Practice-based research on re-organization of training and exploration of performance practices beyond geographical/aesthetic background to look deeply in to practice model for actor-performer training in an intercultural scenario.

  1. To what extent is it possible to push the boundaries of the development of physical Actor training. Which will enable as actor to work with any dramaturgical context in this present time?
  2. To what extent might it be possible for an intercultural actor-performer to successfully incorporate combinations of principles and practices toward cultivating a unique actor?
  3. What is our interculturality? Where is it located?

We have strong purpose in intercultural theatre training system and if the purpose is to become an intercultural actor, you should be able to respond, to interact with and create something that may be unknown to you and completely unfamiliar with your historical, geographical, linguistic and aesthetical background.
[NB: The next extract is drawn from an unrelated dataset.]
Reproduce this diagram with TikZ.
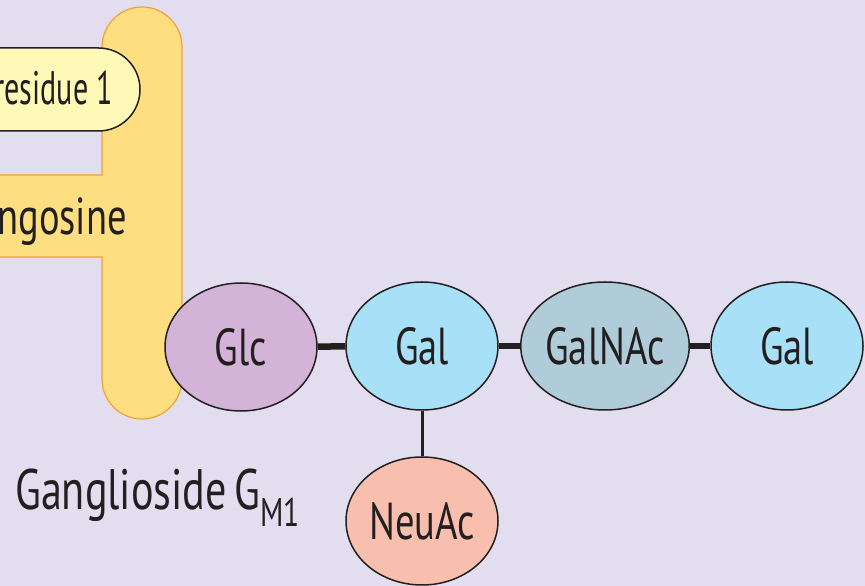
\documentclass[tikz,border=0pt]{standalone}
\usepackage{fontspec}
\setmainfont[FakeStretch=0.74]{PT Sans}
\newfontfamily\resfont[FakeStretch=0.64]{PT Sans}
\usetikzlibrary{shapes.geometric}
\definecolor{bg}{RGB}{226,222,240}
\definecolor{lipid}{RGB}{253,222,128}
\definecolor{lipidedge}{RGB}{246,160,50}
\definecolor{resfill}{RGB}{255,249,184}
\definecolor{glcfill}{RGB}{211,180,216}
\definecolor{galfill}{RGB}{168,224,247}
\definecolor{galnacfill}{RGB}{175,204,216}
\definecolor{neufill}{RGB}{248,191,174}
\definecolor{ink}{RGB}{35,31,32}
\tikzset{
  sugar/.style={ellipse, draw=ink, line width=1.5pt, minimum width=152pt, minimum height=128pt, inner sep=0pt, text=ink, font=\fontsize{52}{60}\selectfont},
  bond/.style={draw=ink, line width=6.5pt},
  branch/.style={draw=ink, line width=3pt},
  lbl/.style={text=ink, inner sep=0pt, font=\fontsize{52}{60}\selectfont}
}
\begin{document}
\begin{tikzpicture}[x=1pt,y=1pt]
\useasboundingbox (0,0) rectangle (865,586);
\fill[bg] (0,0) rectangle (865,586);
\clip (0,0) rectangle (865,586);
% lipid (sphingosine + vertical bar)
\fill[lipid] (-5,329) -- (102,329) -- (102,207) arc[start angle=180,end angle=360,radius=40] -- (182,539) arc[start angle=0,end angle=180,radius=40] -- (102,411) -- (-5,411) -- cycle;
\draw[lipidedge, line width=1.2pt] (-5,329) -- (102,329) -- (102,207) arc[start angle=180,end angle=360,radius=40] -- (182,539) arc[start angle=0,end angle=180,radius=40] -- (102,411) -- (-5,411);
% fatty acid residue box
\filldraw[fill=resfill, draw=ink, line width=1.5pt] (-5,455) -- (98.5,455) arc[start angle=-90,end angle=90,radius=41.5] -- (-5,538) -- cycle;
\node[text=ink, inner sep=0pt, anchor=base east, font=\resfont\fontsize{47}{52}\selectfont] (res) at (113,481) {residue 1};
\node[lbl, anchor=base east] (sph) at (127,351) {ngosine};
% sugars
\node[sugar, fill=glcfill] (glc) at (241,239) {Glc};
\node[sugar, fill=galfill] (gal1) at (422,240) {Gal};
\node[sugar, fill=galnacfill] (galnac) at (605,240) {GalNAc};
\node[sugar, fill=galfill] (gal2) at (787,240) {Gal};
\node[sugar, fill=neufill] (neu) at (422,65) {NeuAc};
\path[bond] (glc) -- (gal1);
\path[bond] (gal1) -- (galnac);
\path[bond] (galnac) -- (gal2);
\path[branch] (gal1) -- (neu);
% label
\node[text=ink, inner sep=0pt, anchor=base west, font=\fontsize{57}{64}\selectfont] (name) at (15,76) {Ganglioside\hspace{-4pt} G\raisebox{-17pt}{\fontsize{40}{44}\selectfont M1}};
\end{tikzpicture}
\end{document}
So, the constant challenge is to consciously suggest a completely new body of receptivity and psychological acceptance toward the actor’s creativity.

How do you develop an actor’s body and mind toward this direction?

Theatre should not be a location of exhibitionistic manifestations of actor training methods. Training methods in theatre and acting need to be catalytic in the creative sojourn of characterization. A contemporary actor has to develop psychological states which can appropriate the new and inquire the unknown otherwise it would be difficult for a contemporary actor to engage a novel and inspiring acting method. The choices of an actor to preserve and experiment with his body as a medium must be scientific, objective and rational in an age where mechanization and techno crazy prevail. The actor is entitled to explore his/her energy to bring out a bang of the mass media maintained and manipulated consistently by hegemonic cultural practices and dominant ideologies in the world of art. The creative ambience in acting is to be reconsidered so that the actor can reconstruct the creative process through once own body and psyche is to be fashioned.

BIO:

Actor, director, researcher and theatre-trainer, Sreejith Remanan is currently Head of the Department at the School of Drama and Fine Arts, and Campus Director at Dr. John Matthai Centre,Thrissur. (University of Calicut).
Born in the southern most state of India, Kerala Sreejith has completed his Bachelor of Theatre Arts (School of Drama, Thrissur), Master of Performing Arts (University of Hyderabad), Master of Philosophy in theatre (Mahatma Gandhi University) and three-year diploma in contemporary acting (Theatre Training Research Programme, Singapore). He is an active performer, who has participated in about 80 productions in various capacities that were staged all over India and abroad. He was casted in the lead role in the play Saketham that was staged in Tokyo and also in the plays of Maya Tungberg, Philip Zarilly, Fueda Uichiro, Leela Alaniz, Kok Heng Luen,  S.Ramanujam, Abilash Pillai,Hiroshi Koike and Ram Gopal Bajaj. He has also won the best actor award by the state government of Kerala in 2003 for Chayamukhi, directed by Prasanth Narayanan. He was the Technical Director for the prestigious International Theatre Festival of Kerala.

14. Filippo Romanello

Practical Manifesto for a Theatre of Repetition

Abstract:

The manifesto aims to restore repetition as the underlying principle of theatrical performance, alternative to representation. The premise is Gilles Deleuze’s: repetition “for itself” creates difference “in itself”. Understood and experienced “in itself”, difference goes untethered to pre-existing individualities being actively compared; its significance is a new reality, not a looked-for novelty. The session will be structured as a deconstruction of this premise through a series of principles to be tested in practice. The aim is to perform “pure repetition”: the participants’ attempt to repeat physical and vocal acts as empty forms that reveal their contents each time they are performed.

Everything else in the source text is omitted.